GOAL OF THE EXERCISE
Omit every picture, and retype the lines that run from the beginning of the data below through the line containing "const xTicks = [0, 50, 100];", inclusive.

DATA PROVIDED
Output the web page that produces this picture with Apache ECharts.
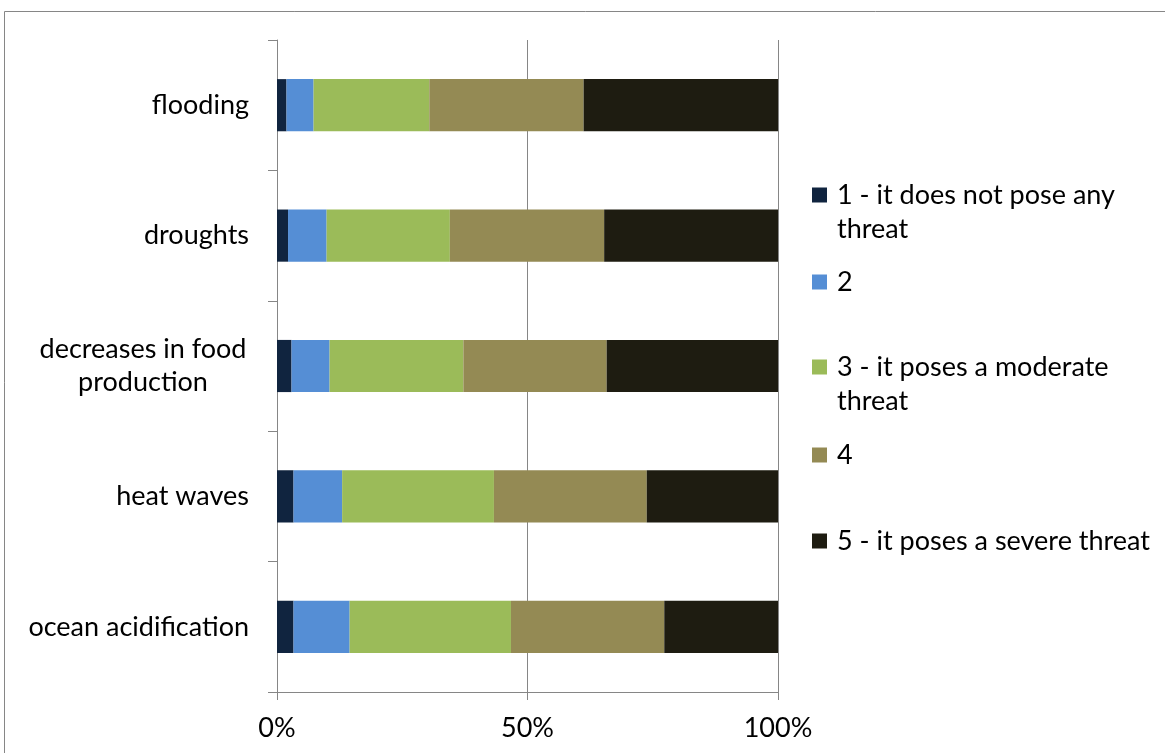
<!DOCTYPE html>
<html>
<head>
<meta charset="utf-8">
<script src="https://cdn.jsdelivr.net/npm/echarts@6/dist/echarts.min.js"></script>
<style>
  html, body { margin: 0; padding: 0; background: #ffffff; }
  #chart { width: 1165px; height: 753px; }
</style>
</head>
<body>
<div id="chart"></div>
<script>
// Perceived threat of climate impacts, share of answers per rating (percent)
const categories = ['flooding', 'droughts', 'decreases in food production', 'heat waves', 'ocean acidification'];
const seriesNames = [
  '1 - it does not pose any threat',
  '2',
  '3 - it poses a moderate threat',
  '4',
  '5 - it poses a severe threat'
];
// legend text split into its first line and its wrapped remainder
const legendFirstLines = ['1 - it does not pose any', '2', '3 - it poses a moderate', '4', '5 - it poses a severe threat'];
const legendSecondLines = ['threat', '', 'threat', '', ''];
const rating1 = [1.9, 2.2, 2.9, 3.3, 3.3];
const rating2 = [5.4, 7.7, 7.6, 9.7, 11.2];
const rating3 = [23.1, 24.6, 26.7, 30.3, 32.2];
const rating4 = [30.8, 30.8, 28.6, 30.5, 30.6];
const rating5 = [38.8, 34.7, 34.2, 26.2, 22.7];
const xTicks = [0, 50, 100];

const values = [rating1, rating2, rating3, rating4, rating5];
const colors = ['#10243f', '#558ed5', '#9bbb59', '#948a54', '#1e1c11'];
const FONT = 'Lato';
const FS = 27;
const LH = 34;
const gray = '#868686';

// one legend block per rating so entries sit in evenly spaced slots
const legendLeft = 812;
const legendTops = [178, 265, 350, 438, 524];
const legends = seriesNames.map((name, i) => ({
  data: [name],
  orient: 'vertical',
  left: legendLeft,
  top: legendTops[i],
  padding: 0,
  itemWidth: 15,
  itemHeight: 15,
  itemGap: 0,
  icon: 'rect',
  selectedMode: false,
  formatter: () => legendFirstLines[i],
  textStyle: {
    fontFamily: FONT,
    fontSize: FS,
    color: '#000000',
    lineHeight: LH,
    padding: [0, 0, 0, 5]
  }
}));

// wrapped continuation lines of the long legend entries
const legendWraps = legendSecondLines
  .map((t, i) => ({ t, i }))
  .filter(d => d.t)
  .map(d => ({
    type: 'text',
    left: legendLeft + 25,
    top: legendTops[d.i] + LH,
    silent: true,
    style: {
      text: d.t,
      fontFamily: FONT,
      fontSize: FS,
      fill: '#000000',
      lineHeight: LH
    }
  }));

const series = seriesNames.map((name, i) => ({
  name: name,
  type: 'bar',
  stack: 'total',
  barCategoryGap: '60%',
  data: values[i],
  itemStyle: { color: colors[i] },
  emphasis: { disabled: true }
}));

const chart = echarts.init(document.getElementById('chart'), null, { renderer: 'canvas' });
chart.setOption({
  animation: false,
  backgroundColor: '#ffffff',
  graphic: [{
    type: 'rect',
    shape: { x: 4.5, y: 11.5, width: 1300, height: 900 },
    style: { fill: 'none', stroke: gray, lineWidth: 1 },
    silent: true,
    z: -10
  }].concat(legendWraps),
  legend: legends,
  grid: { left: 277, right: 387, top: 40, bottom: 61, containLabel: false },
  xAxis: {
    type: 'value',
    min: xTicks[0],
    max: xTicks[xTicks.length - 1],
    interval: 50,
    axisLine: { show: true, lineStyle: { color: gray, width: 1 } },
    axisTick: { show: true, length: 8, lineStyle: { color: gray } },
    splitLine: { show: true, lineStyle: { color: gray, width: 1 } },
    axisLabel: {
      formatter: '{value}%',
      fontFamily: FONT,
      fontSize: FS,
      color: '#000000',
      margin: 23
    }
  },
  yAxis: {
    type: 'category',
    data: categories,
    inverse: true,
    axisLine: { show: true, lineStyle: { color: gray, width: 1 } },
    axisTick: { show: true, length: 9, lineStyle: { color: gray } },
    axisLabel: {
      fontFamily: FONT,
      fontSize: FS,
      color: '#000000',
      margin: 28,
      lineHeight: 33,
      formatter: (v) => v === 'decreases in food production'
        ? '{c|decreases in food}\n{c|production}'
        : v,
      rich: {
        c: { fontFamily: FONT, fontSize: FS, color: '#000000', width: 212, align: 'center', lineHeight: 33 }
      }
    }
  },
  series: series
});
</script>
</body>
</html>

OUTPUT OF THE EXERCISE
Output the web page that produces this picture with Apache ECharts.
<!DOCTYPE html>
<html>
<head>
<meta charset="utf-8">
<script src="https://cdn.jsdelivr.net/npm/echarts@6/dist/echarts.min.js"></script>
<style>
  html, body { margin: 0; padding: 0; background: #ffffff; }
  #chart { width: 1165px; height: 753px; }
</style>
</head>
<body>
<div id="chart"></div>
<script>
// Perceived threat of climate impacts, share of answers per rating (percent)
const categories = ['flooding', 'droughts', 'decreases in food production', 'heat waves', 'ocean acidification'];
const seriesNames = [
  '1 - it does not pose any threat',
  '2',
  '3 - it poses a moderate threat',
  '4',
  '5 - it poses a severe threat'
];
// legend text split into its first line and its wrapped remainder
const legendFirstLines = ['1 - it does not pose any', '2', '3 - it poses a moderate', '4', '5 - it poses a severe threat'];
const legendSecondLines = ['threat', '', 'threat', '', ''];
const rating1 = [1.9, 2.2, 2.9, 3.3, 3.3];
const rating2 = [5.4, 7.7, 7.6, 9.7, 11.2];
const rating3 = [23.1, 24.6, 26.7, 30.3, 32.2];
const rating4 = [30.8, 30.8, 28.6, 30.5, 30.6];
const rating5 = [38.8, 34.7, 34.2, 26.2, 22.7];
const xTicks = [0, 50, 100];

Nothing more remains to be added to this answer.